Short exercise
Among the entries below, one stretch runs from the line that contains "Emit a Python" through the line that contains "fit_y = [slope". Repeat that stretch exactly, ends included, and only that.

------ Information given ------

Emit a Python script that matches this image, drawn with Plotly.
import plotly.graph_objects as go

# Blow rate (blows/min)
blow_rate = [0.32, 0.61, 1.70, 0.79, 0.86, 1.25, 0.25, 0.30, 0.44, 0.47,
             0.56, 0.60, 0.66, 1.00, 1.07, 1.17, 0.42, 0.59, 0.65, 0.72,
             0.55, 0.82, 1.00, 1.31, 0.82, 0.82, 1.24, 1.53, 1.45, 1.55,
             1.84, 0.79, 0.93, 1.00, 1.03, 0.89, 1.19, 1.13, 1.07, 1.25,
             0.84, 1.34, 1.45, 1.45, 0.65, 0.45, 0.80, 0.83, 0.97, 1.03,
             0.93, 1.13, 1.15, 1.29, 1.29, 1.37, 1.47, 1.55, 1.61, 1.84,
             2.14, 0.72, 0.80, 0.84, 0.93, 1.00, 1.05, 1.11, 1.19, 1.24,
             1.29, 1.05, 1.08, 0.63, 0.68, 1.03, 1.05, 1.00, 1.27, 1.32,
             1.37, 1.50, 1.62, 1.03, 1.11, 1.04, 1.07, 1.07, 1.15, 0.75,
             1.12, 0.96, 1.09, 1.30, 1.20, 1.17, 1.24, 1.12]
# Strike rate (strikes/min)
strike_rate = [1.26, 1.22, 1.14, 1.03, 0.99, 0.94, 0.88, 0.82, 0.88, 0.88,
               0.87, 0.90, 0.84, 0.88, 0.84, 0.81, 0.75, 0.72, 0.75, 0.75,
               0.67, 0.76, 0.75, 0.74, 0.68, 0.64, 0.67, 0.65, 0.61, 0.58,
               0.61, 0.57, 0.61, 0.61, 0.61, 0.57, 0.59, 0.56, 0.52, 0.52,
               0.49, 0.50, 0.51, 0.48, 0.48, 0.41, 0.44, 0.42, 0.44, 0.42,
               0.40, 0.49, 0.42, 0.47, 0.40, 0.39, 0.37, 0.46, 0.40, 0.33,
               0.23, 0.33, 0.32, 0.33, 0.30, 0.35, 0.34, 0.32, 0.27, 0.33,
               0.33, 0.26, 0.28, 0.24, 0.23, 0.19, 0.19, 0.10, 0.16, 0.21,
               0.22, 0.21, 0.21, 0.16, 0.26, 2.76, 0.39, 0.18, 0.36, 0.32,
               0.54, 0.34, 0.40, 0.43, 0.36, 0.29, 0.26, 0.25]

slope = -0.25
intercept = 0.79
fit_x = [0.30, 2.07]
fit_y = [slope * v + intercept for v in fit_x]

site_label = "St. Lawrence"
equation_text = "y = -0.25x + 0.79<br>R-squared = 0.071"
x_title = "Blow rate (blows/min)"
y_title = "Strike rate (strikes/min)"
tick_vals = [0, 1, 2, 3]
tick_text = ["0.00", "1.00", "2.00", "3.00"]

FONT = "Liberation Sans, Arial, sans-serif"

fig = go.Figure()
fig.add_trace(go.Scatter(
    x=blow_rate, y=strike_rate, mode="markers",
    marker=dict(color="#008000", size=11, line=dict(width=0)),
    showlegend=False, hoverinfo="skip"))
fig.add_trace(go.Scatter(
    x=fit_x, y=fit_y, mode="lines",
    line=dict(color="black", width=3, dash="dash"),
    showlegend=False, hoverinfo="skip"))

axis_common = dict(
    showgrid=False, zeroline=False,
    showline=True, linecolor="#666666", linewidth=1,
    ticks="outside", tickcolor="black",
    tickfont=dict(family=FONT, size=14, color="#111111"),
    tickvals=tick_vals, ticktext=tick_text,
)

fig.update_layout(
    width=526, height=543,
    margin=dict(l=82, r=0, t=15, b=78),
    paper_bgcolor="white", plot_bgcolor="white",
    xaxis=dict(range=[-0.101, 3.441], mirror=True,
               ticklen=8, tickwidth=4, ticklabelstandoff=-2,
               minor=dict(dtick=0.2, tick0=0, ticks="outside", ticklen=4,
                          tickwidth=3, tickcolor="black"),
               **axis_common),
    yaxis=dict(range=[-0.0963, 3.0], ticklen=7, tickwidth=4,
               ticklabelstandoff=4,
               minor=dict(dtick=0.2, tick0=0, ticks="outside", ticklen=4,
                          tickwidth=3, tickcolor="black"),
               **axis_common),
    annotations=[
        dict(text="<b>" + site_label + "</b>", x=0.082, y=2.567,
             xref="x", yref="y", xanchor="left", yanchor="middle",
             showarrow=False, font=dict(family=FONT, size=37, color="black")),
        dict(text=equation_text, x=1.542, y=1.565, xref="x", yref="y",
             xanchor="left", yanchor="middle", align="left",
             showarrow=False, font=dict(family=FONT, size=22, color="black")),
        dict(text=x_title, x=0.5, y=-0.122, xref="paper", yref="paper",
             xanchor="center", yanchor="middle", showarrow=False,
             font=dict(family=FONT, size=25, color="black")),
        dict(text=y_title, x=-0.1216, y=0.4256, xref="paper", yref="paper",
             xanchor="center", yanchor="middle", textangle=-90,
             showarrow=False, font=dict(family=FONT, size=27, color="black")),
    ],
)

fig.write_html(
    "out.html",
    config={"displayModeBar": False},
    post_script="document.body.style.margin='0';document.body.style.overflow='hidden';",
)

------
------ Information given ------

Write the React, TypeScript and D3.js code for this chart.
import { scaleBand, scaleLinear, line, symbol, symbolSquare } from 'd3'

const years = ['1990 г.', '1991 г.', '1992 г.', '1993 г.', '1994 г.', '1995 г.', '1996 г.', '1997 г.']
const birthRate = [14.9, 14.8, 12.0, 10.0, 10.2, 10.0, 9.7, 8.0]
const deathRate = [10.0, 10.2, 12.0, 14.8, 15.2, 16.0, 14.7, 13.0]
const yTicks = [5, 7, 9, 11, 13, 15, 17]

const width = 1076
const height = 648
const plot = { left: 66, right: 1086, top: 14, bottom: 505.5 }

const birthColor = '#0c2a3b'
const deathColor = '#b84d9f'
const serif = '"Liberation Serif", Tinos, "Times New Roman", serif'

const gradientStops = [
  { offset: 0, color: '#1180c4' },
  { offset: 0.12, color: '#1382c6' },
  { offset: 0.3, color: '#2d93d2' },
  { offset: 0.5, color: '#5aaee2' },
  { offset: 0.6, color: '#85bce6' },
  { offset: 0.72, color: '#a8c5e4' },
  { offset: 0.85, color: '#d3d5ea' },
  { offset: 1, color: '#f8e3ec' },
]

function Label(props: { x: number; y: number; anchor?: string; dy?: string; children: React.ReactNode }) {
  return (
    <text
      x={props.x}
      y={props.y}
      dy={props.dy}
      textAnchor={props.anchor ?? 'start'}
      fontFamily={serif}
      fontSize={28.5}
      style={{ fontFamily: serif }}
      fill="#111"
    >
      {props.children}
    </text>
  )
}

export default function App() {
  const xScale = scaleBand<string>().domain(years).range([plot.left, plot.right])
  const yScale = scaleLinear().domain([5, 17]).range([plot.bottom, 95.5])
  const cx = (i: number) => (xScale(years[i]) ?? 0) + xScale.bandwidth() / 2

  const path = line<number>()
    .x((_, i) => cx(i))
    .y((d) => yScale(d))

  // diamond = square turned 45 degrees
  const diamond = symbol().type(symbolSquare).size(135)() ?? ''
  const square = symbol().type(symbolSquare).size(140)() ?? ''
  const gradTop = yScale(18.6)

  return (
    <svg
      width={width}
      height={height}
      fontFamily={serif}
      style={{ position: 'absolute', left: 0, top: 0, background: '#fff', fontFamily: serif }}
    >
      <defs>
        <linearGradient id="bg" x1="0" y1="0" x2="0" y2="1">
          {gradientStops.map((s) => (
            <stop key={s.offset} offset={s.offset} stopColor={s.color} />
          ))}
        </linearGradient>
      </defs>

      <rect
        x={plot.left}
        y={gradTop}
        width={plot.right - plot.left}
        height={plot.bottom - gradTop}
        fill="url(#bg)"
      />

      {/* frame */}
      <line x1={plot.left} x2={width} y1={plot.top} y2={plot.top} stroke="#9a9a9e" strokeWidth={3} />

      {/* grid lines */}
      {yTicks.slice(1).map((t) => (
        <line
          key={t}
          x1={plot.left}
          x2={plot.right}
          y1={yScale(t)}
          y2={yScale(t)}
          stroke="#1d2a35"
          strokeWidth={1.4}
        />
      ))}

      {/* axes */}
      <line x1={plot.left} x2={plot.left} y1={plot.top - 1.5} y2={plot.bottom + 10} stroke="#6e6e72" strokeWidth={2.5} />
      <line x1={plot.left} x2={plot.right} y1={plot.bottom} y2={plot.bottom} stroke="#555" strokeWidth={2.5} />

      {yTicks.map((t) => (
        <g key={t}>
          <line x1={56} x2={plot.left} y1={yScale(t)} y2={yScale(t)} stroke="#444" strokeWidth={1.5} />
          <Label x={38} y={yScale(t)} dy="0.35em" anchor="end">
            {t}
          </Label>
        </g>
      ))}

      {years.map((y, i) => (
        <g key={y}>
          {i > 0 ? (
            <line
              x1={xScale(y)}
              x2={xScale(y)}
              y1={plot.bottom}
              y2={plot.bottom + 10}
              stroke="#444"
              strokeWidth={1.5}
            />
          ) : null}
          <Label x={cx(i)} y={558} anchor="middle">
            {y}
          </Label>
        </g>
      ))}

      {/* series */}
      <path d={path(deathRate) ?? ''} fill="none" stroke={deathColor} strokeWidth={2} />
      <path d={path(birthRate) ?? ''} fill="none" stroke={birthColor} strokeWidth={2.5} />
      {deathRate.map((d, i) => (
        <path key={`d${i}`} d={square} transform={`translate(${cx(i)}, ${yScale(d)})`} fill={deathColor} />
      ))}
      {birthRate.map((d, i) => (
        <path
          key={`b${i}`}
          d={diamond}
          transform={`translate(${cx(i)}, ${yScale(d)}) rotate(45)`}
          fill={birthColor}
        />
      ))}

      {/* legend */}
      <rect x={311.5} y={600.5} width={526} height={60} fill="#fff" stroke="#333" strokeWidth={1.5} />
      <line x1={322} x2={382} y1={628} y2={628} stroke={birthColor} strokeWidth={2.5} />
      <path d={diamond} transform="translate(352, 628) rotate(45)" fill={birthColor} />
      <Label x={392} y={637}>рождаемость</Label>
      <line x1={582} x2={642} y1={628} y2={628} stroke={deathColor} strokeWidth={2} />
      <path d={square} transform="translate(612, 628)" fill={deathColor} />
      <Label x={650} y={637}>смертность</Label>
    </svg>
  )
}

------
------ Information given ------

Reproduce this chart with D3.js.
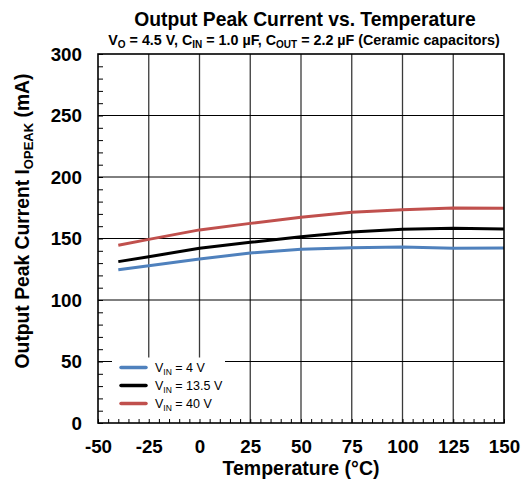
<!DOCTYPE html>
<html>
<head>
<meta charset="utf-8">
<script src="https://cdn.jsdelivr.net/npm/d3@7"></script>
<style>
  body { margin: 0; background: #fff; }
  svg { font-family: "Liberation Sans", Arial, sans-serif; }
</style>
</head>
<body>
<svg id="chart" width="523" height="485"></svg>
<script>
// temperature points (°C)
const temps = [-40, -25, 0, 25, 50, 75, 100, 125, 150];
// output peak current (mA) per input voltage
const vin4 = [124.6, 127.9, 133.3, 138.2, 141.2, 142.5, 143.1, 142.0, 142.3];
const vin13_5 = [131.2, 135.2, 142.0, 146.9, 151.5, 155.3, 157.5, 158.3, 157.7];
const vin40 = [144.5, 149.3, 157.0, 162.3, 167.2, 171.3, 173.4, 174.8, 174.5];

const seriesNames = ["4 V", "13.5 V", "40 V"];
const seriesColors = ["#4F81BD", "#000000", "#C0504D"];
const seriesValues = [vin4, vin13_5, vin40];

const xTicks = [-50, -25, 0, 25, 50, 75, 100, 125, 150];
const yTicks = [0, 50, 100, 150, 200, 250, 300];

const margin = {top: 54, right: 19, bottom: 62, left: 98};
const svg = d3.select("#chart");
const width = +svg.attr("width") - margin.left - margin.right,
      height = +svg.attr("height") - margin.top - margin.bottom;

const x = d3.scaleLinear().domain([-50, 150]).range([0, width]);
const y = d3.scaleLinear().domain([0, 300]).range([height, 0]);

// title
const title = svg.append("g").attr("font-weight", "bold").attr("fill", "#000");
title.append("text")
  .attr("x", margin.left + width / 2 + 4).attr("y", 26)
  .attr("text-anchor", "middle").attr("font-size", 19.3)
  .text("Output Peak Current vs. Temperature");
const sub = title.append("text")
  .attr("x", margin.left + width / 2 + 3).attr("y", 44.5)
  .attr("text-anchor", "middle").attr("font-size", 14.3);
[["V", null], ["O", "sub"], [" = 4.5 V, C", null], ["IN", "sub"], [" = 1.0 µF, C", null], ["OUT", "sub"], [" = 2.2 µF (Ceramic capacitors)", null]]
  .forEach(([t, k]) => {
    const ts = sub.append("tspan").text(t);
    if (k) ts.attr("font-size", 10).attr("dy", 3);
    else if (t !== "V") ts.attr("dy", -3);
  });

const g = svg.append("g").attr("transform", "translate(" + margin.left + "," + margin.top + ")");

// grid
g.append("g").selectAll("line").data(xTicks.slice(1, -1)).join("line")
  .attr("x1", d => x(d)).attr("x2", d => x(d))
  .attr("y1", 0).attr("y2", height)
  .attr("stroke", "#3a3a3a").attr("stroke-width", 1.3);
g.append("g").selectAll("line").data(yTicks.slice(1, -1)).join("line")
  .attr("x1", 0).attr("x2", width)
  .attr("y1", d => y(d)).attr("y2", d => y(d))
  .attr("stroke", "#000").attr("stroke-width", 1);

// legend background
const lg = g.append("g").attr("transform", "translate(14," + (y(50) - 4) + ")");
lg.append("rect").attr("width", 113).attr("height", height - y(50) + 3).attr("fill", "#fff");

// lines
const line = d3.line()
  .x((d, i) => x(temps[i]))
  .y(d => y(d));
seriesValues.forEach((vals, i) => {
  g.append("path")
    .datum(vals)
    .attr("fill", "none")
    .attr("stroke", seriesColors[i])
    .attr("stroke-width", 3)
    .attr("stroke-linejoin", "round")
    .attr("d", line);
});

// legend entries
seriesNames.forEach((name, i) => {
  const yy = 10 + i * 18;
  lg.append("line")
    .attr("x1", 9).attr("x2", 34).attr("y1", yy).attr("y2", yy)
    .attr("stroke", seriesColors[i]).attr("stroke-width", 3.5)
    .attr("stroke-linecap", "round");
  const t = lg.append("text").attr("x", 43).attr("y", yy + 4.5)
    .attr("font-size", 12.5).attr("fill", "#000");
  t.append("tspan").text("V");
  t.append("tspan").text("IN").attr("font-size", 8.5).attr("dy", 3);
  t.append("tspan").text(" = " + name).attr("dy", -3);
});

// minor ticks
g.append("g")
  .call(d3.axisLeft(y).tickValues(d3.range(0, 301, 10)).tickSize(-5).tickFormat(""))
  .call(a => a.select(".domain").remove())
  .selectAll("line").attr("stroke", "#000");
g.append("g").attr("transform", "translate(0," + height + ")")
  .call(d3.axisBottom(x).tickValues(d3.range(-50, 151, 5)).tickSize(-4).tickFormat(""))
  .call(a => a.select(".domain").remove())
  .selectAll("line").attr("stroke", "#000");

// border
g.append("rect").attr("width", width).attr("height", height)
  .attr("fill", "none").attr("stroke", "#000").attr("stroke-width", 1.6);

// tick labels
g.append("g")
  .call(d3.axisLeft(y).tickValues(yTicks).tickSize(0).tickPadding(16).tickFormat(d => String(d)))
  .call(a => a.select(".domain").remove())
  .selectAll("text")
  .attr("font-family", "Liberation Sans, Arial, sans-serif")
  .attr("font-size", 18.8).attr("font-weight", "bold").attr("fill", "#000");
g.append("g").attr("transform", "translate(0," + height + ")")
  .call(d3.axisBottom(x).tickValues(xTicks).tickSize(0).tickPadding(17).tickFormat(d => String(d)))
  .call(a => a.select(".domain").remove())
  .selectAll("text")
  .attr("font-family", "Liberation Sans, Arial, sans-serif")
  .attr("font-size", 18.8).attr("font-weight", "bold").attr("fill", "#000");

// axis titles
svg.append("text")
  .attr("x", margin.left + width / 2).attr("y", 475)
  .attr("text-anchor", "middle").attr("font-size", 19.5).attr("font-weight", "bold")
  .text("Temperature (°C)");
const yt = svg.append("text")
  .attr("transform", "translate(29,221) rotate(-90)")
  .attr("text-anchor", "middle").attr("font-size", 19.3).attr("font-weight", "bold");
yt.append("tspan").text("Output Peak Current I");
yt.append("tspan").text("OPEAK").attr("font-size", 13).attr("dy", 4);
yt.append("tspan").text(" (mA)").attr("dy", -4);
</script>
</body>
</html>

------

Problem solution
Emit a Python script that matches this image, drawn with Plotly.
import plotly.graph_objects as go

# Blow rate (blows/min)
blow_rate = [0.32, 0.61, 1.70, 0.79, 0.86, 1.25, 0.25, 0.30, 0.44, 0.47,
             0.56, 0.60, 0.66, 1.00, 1.07, 1.17, 0.42, 0.59, 0.65, 0.72,
             0.55, 0.82, 1.00, 1.31, 0.82, 0.82, 1.24, 1.53, 1.45, 1.55,
             1.84, 0.79, 0.93, 1.00, 1.03, 0.89, 1.19, 1.13, 1.07, 1.25,
             0.84, 1.34, 1.45, 1.45, 0.65, 0.45, 0.80, 0.83, 0.97, 1.03,
             0.93, 1.13, 1.15, 1.29, 1.29, 1.37, 1.47, 1.55, 1.61, 1.84,
             2.14, 0.72, 0.80, 0.84, 0.93, 1.00, 1.05, 1.11, 1.19, 1.24,
             1.29, 1.05, 1.08, 0.63, 0.68, 1.03, 1.05, 1.00, 1.27, 1.32,
             1.37, 1.50, 1.62, 1.03, 1.11, 1.04, 1.07, 1.07, 1.15, 0.75,
             1.12, 0.96, 1.09, 1.30, 1.20, 1.17, 1.24, 1.12]
# Strike rate (strikes/min)
strike_rate = [1.26, 1.22, 1.14, 1.03, 0.99, 0.94, 0.88, 0.82, 0.88, 0.88,
               0.87, 0.90, 0.84, 0.88, 0.84, 0.81, 0.75, 0.72, 0.75, 0.75,
               0.67, 0.76, 0.75, 0.74, 0.68, 0.64, 0.67, 0.65, 0.61, 0.58,
               0.61, 0.57, 0.61, 0.61, 0.61, 0.57, 0.59, 0.56, 0.52, 0.52,
               0.49, 0.50, 0.51, 0.48, 0.48, 0.41, 0.44, 0.42, 0.44, 0.42,
               0.40, 0.49, 0.42, 0.47, 0.40, 0.39, 0.37, 0.46, 0.40, 0.33,
               0.23, 0.33, 0.32, 0.33, 0.30, 0.35, 0.34, 0.32, 0.27, 0.33,
               0.33, 0.26, 0.28, 0.24, 0.23, 0.19, 0.19, 0.10, 0.16, 0.21,
               0.22, 0.21, 0.21, 0.16, 0.26, 2.76, 0.39, 0.18, 0.36, 0.32,
               0.54, 0.34, 0.40, 0.43, 0.36, 0.29, 0.26, 0.25]

slope = -0.25
intercept = 0.79
fit_x = [0.30, 2.07]
fit_y = [slope * v + intercept for v in fit_x]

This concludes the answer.